_Task goal_
From the listing below, extract every line in which the word "matplotlib" appears.

_Dataset excerpt_
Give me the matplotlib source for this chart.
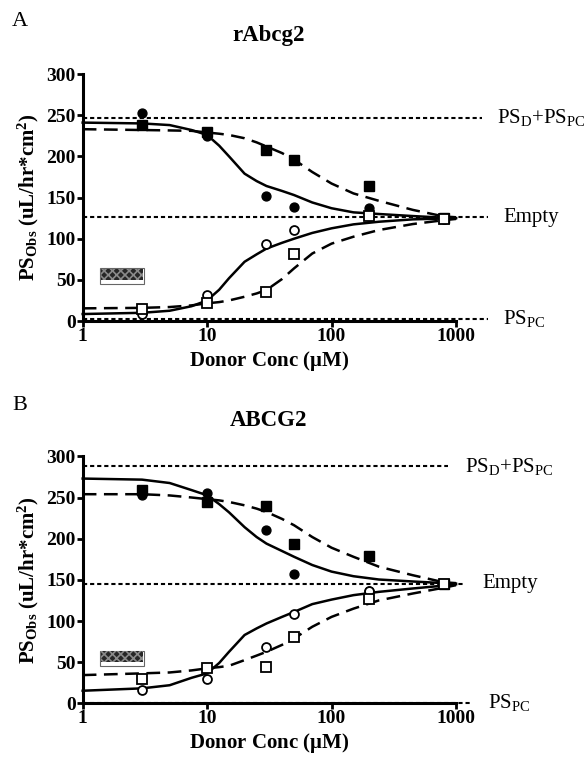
import numpy as np
import matplotlib
matplotlib.use("Agg")
import matplotlib.pyplot as plt
from matplotlib.patches import Rectangle

plt.rcParams['font.family'] = ['Liberation Serif', 'DejaVu Serif']
plt.rcParams['mathtext.fontset'] = 'custom'
plt.rcParams['mathtext.rm'] = 'Liberation Serif'
plt.rcParams['mathtext.it'] = 'Liberation Serif'
plt.rcParams['mathtext.bf'] = 'Liberation Serif:bold'
plt.rcParams['hatch.linewidth'] = 1.2

# measured donor concentrations (uM)
conc = [3, 10, 30, 50, 200, 800]

# panel A (rAbcg2) data points
a_fill_circ = [253, 225, 152, 139, 137, 125]
a_fill_sq = [238, 230, 208, 196, 164, 125]
a_open_circ = [8, 32, 94, 110, 128, 124]
a_open_sq = [15, 22, 35, 81, 127, 124]

# panel B (ABCG2) data points
b_fill_circ = [253, 255, 210, 157, 136, 145]
b_fill_sq = [259, 245, 240, 194, 179, 145]
b_open_circ = [16, 30, 68, 108, 137, 145]
b_open_sq = [30, 43, 44, 80, 127, 145]

# fitted curves
curve_x = [1, 3, 5, 7.5, 10, 12.5, 15, 20, 25, 30, 40, 50, 70, 100, 150, 240, 450, 800, 1000]
a_solid_up = [241, 240, 238, 232, 226, 213, 200, 179, 170, 164, 158, 153, 144, 137, 132, 130, 127.5, 125.5, 125]
a_dash_up = [233, 232, 231.5, 231, 229, 227.5, 226, 222, 217, 212, 204, 196, 181, 167, 155, 146, 135, 127, 126]
a_solid_lo = [8.5, 10, 12.5, 18, 25, 38, 52, 72, 81, 88, 95, 100, 107, 112.6, 117.4, 120.6, 123.5, 124.5, 125]
a_dash_lo = [15.4, 16, 17, 19, 21.5, 23, 25, 29.5, 33.5, 37.7, 51, 64, 82, 94, 102.4, 110.5, 117.8, 122.5, 124]

b_solid_up = [273, 271.7, 267.6, 259, 252.7, 242, 232, 214, 202, 194, 185, 178, 168, 160, 154.4, 150.4, 148, 146, 145.5]
b_dash_up = [254, 254, 252.5, 250, 248, 246.5, 244.6, 240.5, 236.5, 232.4, 224, 216.3, 202, 189, 178, 166, 155.6, 147, 146]
b_solid_lo = [15.3, 18.2, 22, 31, 36.4, 49, 62.6, 83, 91, 97, 105, 111, 120.5, 126, 131.4, 135.4, 139.5, 143, 144.5]
b_dash_lo = [34.3, 36.4, 37.5, 40, 42.5, 44, 45.6, 52.5, 58, 62.6, 71, 78.8, 93, 105, 115, 125, 133.4, 140.5, 143.5]

# reference levels: PS_D+PS_PC, Empty, PS_PC and how far right each dotted line runs
a_refs = [247, 126, 3]
a_ref_end = [1620, 1800, 1800]
b_refs = [288, 145.5, 1]
b_ref_end = [865, 1180, 1320]
ref_labels = [r'PS$_{\mathrm{D}}$+PS$_{\mathrm{PC}}$', 'Empty', r'PS$_{\mathrm{PC}}$']

fig = plt.figure(figsize=(5.86, 7.64), dpi=100)
axA = fig.add_axes([0.1411, 0.5798, 0.637, 0.3233])
axB = fig.add_axes([0.1411, 0.0794, 0.637, 0.3233])

dot = dict(color='black', lw=1.5, dashes=(2, 1.4), clip_on=False, zorder=1)


def draw_panel(ax, su, du, sl, dl, fc, fs, oc, osq, refs, ref_end, label_x):
    for lev, xe in zip(refs, ref_end):
        ax.plot([1, xe], [lev, lev], **dot)
    ax.plot(curve_x, su, color='black', lw=1.8, zorder=3, clip_on=False)
    ax.plot(curve_x, sl, color='black', lw=1.8, zorder=3, clip_on=False)
    ax.plot(curve_x, du, color='black', lw=1.8, dashes=(5.5, 3), zorder=3, clip_on=False)
    ax.plot(curve_x, dl, color='black', lw=1.8, dashes=(5.5, 3), zorder=3, clip_on=False)
    ax.plot(conc, fc, 'o', color='black', ms=6.4, zorder=4, clip_on=False)
    ax.plot(conc, fs, 's', color='black', ms=6.6, zorder=4, clip_on=False)
    ax.plot(conc, oc, 'o', mfc='white', mec='black', mew=1.3, ms=6.4, zorder=5, clip_on=False)
    ax.plot(conc, osq, 's', mfc='white', mec='black', mew=1.3, ms=6.6, zorder=5, clip_on=False)

    # empty legend box left in the original
    ax.add_patch(Rectangle((1.38, 45), 3.1 - 1.38, 19, facecolor='white',
                           edgecolor='#666666', lw=0.8, zorder=2))
    ax.add_patch(Rectangle((1.40, 50), 3.08 - 1.40, 13, facecolor='#262626',
                           edgecolor='#8a8a8a', hatch='xxxx', lw=0, zorder=2))

    for lev, lab, lx in zip(refs, ref_labels, label_x):
        ax.text(lx, lev, lab, fontsize=15, va='center', ha='left', clip_on=False)

    ax.set_xscale('log')
    ax.set_xlim(1, 1000)
    ax.set_ylim(0, 300)
    ax.set_xticks([1, 10, 100, 1000])
    ax.set_xticklabels(['1', '10', '100', '1000'])
    ax.xaxis.set_minor_locator(matplotlib.ticker.NullLocator())
    ax.set_yticks(range(0, 301, 50))
    for s in ['top', 'right']:
        ax.spines[s].set_visible(False)
    for s in ['left', 'bottom']:
        ax.spines[s].set_linewidth(2.2)
    ax.tick_params(direction='out', length=4, width=2, labelsize=14, pad=1)
    for t in ax.get_xticklabels() + ax.get_yticklabels():
        t.set_fontweight('bold')
    ax.set_xlabel(r'Donor Conc ($\mathbf{\mu}$M)', fontsize=15, fontweight='bold', labelpad=3)
    ax.set_ylabel(r'$\mathbf{PS_{Obs}}$ (uL/hr*cm$^{\mathbf{2}}$)', fontsize=15,
                  fontweight='bold', labelpad=4)


draw_panel(axA, a_solid_up, a_dash_up, a_solid_lo, a_dash_lo,
           a_fill_circ, a_fill_sq, a_open_circ, a_open_sq, a_refs, a_ref_end,
           [2140, 2390, 2390])
draw_panel(axB, b_solid_up, b_dash_up, b_solid_lo, b_dash_lo,
           b_fill_circ, b_fill_sq, b_open_circ, b_open_sq, b_refs, b_ref_end,
           [1183, 1620, 1810])

fig.text(269 / 586, 1 - 36 / 764, 'rAbcg2', fontsize=16.5, fontweight='bold', ha='center', va='center')
fig.text(269 / 586, 1 - 420 / 764, 'ABCG2', fontsize=16.5, fontweight='bold', ha='center', va='center')
fig.text(12 / 586, 1 - 22 / 764, 'A', fontsize=16, ha='left', va='center')
fig.text(12 / 586, 1 - 405 / 764, 'B', fontsize=16, ha='left', va='center')

fig.savefig('out.png', dpi=100)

_The result_
Give me the matplotlib source for this chart.
import matplotlib
matplotlib.use("Agg")
import matplotlib.pyplot as plt
from matplotlib.patches import Rectangle
    ax.xaxis.set_minor_locator(matplotlib.ticker.NullLocator())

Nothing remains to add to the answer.